I was reading an article on TVA Nouvelles when a paragraph about TFSAs caught my attention:

«“Millennials are staying focused on their savings goals to meet their immediate needs. We believe the time has come to take a longer-term view by also saving for their future needs,”» said RBC financial planner Brigitte Felx.

This comment was in response to the finding that 48% of millennials prefer to invest money in their TFSA, while only 30% prefer to invest in their RRSP account. This is a subject I addressed in the book I co-authored with David Descôteaux d’Endetté à Millionnaire. However, our approach is quite different from that of Ms. Felx. We don’t believe that the TFSA should be used only for short-term savings. Unfortunately, some banks have been promoting this myth for far too long.

First, keep in mind that the same investment products can be used in both your RRSP and TFSA. So, yes, you can have a very low-risk savings account for your short-term needs, but you can also invest the funds in your TFSA in more aggressive investment products. You can, indeed, buy stocks or a portfolio of stocks with a TFSA.

Another thing to keep in mind is that RRSP room can be deferred. Also, if you withdraw from your TFSA, you’ll have access to your contribution room again. So, the decision to invest in a TFSA is not an irreversible one, whereas the decision to invest in an RRSP is almost irreversible. The flexibility of the TFSA is exactly what millennials need. So, there’s a reason why they choose it.

Why would you invest in an RRSP if you’re making $40,000 a year and your career plan means you will end up being an overburdened taxpayer in a higher tax bracket? The RRSP gives you a tax break, but the discount is calculated by subtracting your last dollars earned from your taxable income. If your last dollar is taxed at 28% right now but will be taxed at over 45% in 2030, why take the RRSP today? Wait! Instead, invest the money aggressively (if you wish) in a tax-sheltered vehicle, and once you have reached the elite club of people who are swimming in money, empty your TFSA to contribute to the RRSP!

As you can see, the RRSP is a tax optimization tool to be used when your salary situation is at its peak. Previously, there was no TFSA, so the RRSP was the only tax shelter option available. But now, we have a choice. Young people have a choice. It is more than fitting for them to choose flexibility when they have not yet bought their first home or reached their full potential in business. It’s not because they think only about the short term that they prefer the TFSA. It’s also because, in many cases, the TFSA is the best solution for them right now!

As advisors, we should not focus solely on the client’s income last year. We must ask them about their future, their career.
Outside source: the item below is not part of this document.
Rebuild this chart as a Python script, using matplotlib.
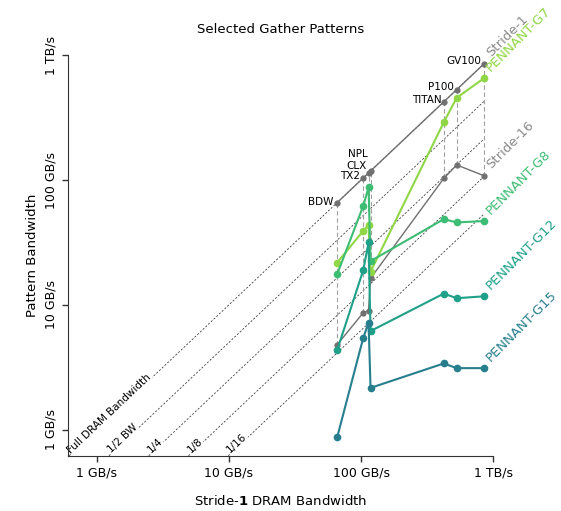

In many scenarios, the RESP is an even more powerful tool than the TFSA or RRSP. If a young adult without children saves money in a TFSA and accumulates a small nest egg, they can transfer it to an RESP once they become a parent and collect extra money through government subsidies. Imagine!

Once their children are pursuing post-secondary education, they could even transfer some of their RESP … into their RRSP!

So, at the end of the day, if you’re hesitating between the TFSA and the RRSP, keep in mind that you need to work with an advisor who understands your life plan. If in doubt, opt for a TFSA. You can transfer it to an RRSP later, once you have a better understanding of the three main financial tools available to working Canadians.

Ultimately, if you invest in a TFSA, it may be because of your long-term vision, contrary to what we would have you believe.